Museum of Jovan Cvijić
The Memorial Museum of Jovan Cvijić is set up in the house in which the great geographer and scholar lived and worked. It is located at Kopitareva Gradina, in more than a century old cultural and historical nucleus in the very heart of the city. The house was built in 1905, after Jovan Cvijić’s drawings and in accordance with his wishes. Cvijić’s house, together with the surrounding garden noted for its beauty and rare plants, still reflects the spirit of the early 20th century.
Results of the extraordinary research expeditions undertaken by this outstanding explorer and traveller, who was led by the motto of his youth: “To study on foot and not in the cabinet”, left their imprint on the atmosphere of his home. As a man with a sophisticated taste for art and modernity, Jovan Cvijić had the entire interior of his home designed by Dragutin Inkiostri Medenjak. Every piece of furniture, painted walls with moulded decorations and every detail conformed to the style of Art Nouveau, very popular in Europe at that time, underlined by elements of Serbian traditional applied art.
The drawing room and the room of Jovan Cvijić’s wife, Ljubica, have preserved their original appearance, whereas the remaining rooms house the exhibition about the life, travels and research of this great.
Jovan Cvijić was a scientist, reputable geographer, professor and Rector of the University of Belgrade, President of the Serbian Royal Academy, honorary doctor and member of the oldest European academies and universities.

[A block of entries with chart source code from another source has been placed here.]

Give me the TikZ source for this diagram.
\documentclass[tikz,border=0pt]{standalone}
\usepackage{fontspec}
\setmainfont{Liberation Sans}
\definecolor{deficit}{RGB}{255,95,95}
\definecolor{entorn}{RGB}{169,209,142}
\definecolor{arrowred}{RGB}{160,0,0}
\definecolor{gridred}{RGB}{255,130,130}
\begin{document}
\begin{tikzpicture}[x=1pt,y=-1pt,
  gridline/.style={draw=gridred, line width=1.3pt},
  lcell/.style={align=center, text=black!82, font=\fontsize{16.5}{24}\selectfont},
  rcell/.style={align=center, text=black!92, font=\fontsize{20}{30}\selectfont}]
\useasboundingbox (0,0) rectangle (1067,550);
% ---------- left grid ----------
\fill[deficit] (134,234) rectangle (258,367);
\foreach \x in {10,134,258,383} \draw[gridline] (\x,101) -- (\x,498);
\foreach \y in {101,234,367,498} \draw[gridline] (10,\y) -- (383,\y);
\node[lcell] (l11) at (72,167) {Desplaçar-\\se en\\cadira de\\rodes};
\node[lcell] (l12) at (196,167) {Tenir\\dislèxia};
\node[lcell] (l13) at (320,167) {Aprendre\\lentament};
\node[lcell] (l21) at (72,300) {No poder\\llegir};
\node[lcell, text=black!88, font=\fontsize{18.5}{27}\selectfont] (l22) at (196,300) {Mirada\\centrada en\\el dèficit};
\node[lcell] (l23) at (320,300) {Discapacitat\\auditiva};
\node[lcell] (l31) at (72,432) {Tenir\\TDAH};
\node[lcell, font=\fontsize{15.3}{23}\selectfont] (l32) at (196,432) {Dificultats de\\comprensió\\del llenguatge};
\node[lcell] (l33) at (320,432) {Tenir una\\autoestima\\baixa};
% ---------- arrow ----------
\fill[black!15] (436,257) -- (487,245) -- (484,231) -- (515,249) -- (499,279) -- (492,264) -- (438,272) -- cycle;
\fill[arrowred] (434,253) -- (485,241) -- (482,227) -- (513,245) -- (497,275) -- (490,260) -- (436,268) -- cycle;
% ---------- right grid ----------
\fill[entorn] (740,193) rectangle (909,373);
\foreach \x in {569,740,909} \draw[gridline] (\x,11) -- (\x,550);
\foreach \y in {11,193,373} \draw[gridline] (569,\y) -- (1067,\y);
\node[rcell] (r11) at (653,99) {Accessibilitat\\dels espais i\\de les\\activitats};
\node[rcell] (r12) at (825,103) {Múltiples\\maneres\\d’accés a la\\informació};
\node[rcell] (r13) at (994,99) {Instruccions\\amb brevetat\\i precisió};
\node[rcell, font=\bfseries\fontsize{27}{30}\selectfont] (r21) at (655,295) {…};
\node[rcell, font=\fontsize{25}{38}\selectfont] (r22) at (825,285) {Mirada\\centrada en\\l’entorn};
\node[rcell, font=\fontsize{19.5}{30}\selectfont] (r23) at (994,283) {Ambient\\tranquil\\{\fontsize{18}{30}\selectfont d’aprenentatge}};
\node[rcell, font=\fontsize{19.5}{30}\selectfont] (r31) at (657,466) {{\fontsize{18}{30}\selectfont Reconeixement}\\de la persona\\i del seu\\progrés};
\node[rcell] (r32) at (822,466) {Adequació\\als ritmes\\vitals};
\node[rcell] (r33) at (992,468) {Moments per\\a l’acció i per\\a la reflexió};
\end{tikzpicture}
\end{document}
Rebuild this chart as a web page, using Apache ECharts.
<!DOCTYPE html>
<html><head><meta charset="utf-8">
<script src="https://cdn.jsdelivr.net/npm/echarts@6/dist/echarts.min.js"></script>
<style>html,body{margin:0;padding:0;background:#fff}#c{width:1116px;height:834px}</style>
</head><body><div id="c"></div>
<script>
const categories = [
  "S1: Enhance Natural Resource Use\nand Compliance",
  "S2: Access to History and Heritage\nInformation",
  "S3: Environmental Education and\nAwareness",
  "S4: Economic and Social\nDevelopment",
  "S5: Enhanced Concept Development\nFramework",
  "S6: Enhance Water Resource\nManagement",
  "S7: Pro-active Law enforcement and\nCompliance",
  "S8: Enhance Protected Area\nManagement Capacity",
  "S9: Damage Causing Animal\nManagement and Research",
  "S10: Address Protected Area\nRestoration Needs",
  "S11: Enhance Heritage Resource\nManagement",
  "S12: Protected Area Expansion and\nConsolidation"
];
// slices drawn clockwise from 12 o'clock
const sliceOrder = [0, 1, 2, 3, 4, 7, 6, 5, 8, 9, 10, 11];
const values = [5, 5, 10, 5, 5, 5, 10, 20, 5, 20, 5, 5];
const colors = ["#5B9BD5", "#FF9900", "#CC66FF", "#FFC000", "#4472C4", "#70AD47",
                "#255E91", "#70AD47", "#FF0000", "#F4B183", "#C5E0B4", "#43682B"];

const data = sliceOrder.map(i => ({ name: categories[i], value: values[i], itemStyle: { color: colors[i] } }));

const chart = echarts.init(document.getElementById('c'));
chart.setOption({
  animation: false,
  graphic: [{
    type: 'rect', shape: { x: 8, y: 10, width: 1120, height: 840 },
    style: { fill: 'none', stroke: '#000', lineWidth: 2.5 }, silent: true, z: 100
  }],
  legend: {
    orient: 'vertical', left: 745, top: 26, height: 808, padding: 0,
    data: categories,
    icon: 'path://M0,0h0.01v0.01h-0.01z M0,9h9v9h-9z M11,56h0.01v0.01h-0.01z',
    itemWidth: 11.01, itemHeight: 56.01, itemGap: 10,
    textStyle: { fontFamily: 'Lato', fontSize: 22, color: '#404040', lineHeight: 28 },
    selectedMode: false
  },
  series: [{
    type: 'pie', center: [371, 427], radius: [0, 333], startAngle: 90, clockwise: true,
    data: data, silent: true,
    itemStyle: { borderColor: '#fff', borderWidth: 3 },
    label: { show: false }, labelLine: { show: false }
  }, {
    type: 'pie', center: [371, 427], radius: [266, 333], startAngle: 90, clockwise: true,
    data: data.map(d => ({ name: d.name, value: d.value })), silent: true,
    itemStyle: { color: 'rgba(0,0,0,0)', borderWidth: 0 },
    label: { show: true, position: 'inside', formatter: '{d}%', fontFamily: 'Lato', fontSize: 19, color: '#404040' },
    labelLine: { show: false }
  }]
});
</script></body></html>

He was a contemporary, often participant and witness of the tumultuous events in the process of the development of the modern Serbian state at the turn of the 20th century: the dynastic change at the Serbian throne, the formation of political parties and struggles among them, the implementation of national legislation in the fields of economy, education and culture, the reshaping of the Serbian Learned Society into the Serbian Royal Academy as well as the transformation of the Belgrade Great School into the University of Belgrade, the Tariff War with Austria-Hungary, the Austro-Hungarian annexation of Bosnia and Herzegovina, the Balkan Wars, the First World War and the Peace Conference at Versailles and the Unification of Serbs, Croats and Slovenes into one common state.
Cvijić organised excursions and engaged in scientific work, leaving behind a substantial and diverse bibliography, for the most part in foreign languages, maps, atlases, and geographic charts of the Balkan peninsula, ethnographic maps, notes and drawings, dedicating entire editions to the phenomenon of Balkan house types, national customs and psychological traits of the peoples of different cultural zones of the peninsula.
It is because of his merit, that the technical terms for karst forms have been borrowed from Serbian into the science of karst at a global level – uvala, polje, ponor, vrtača, karst.
Ticket: 200 RSD
Concessions (pupils, students, job seekers and retirees): 100 RSD
Groups: On every 10 visitors, a group gets two free tickets. This does not refers to concessions.
Free of charge: every last Saturday in a month, children under 7 years, disabled visitors with escort, MDS, ICOM, ISIC, and Euro26 members.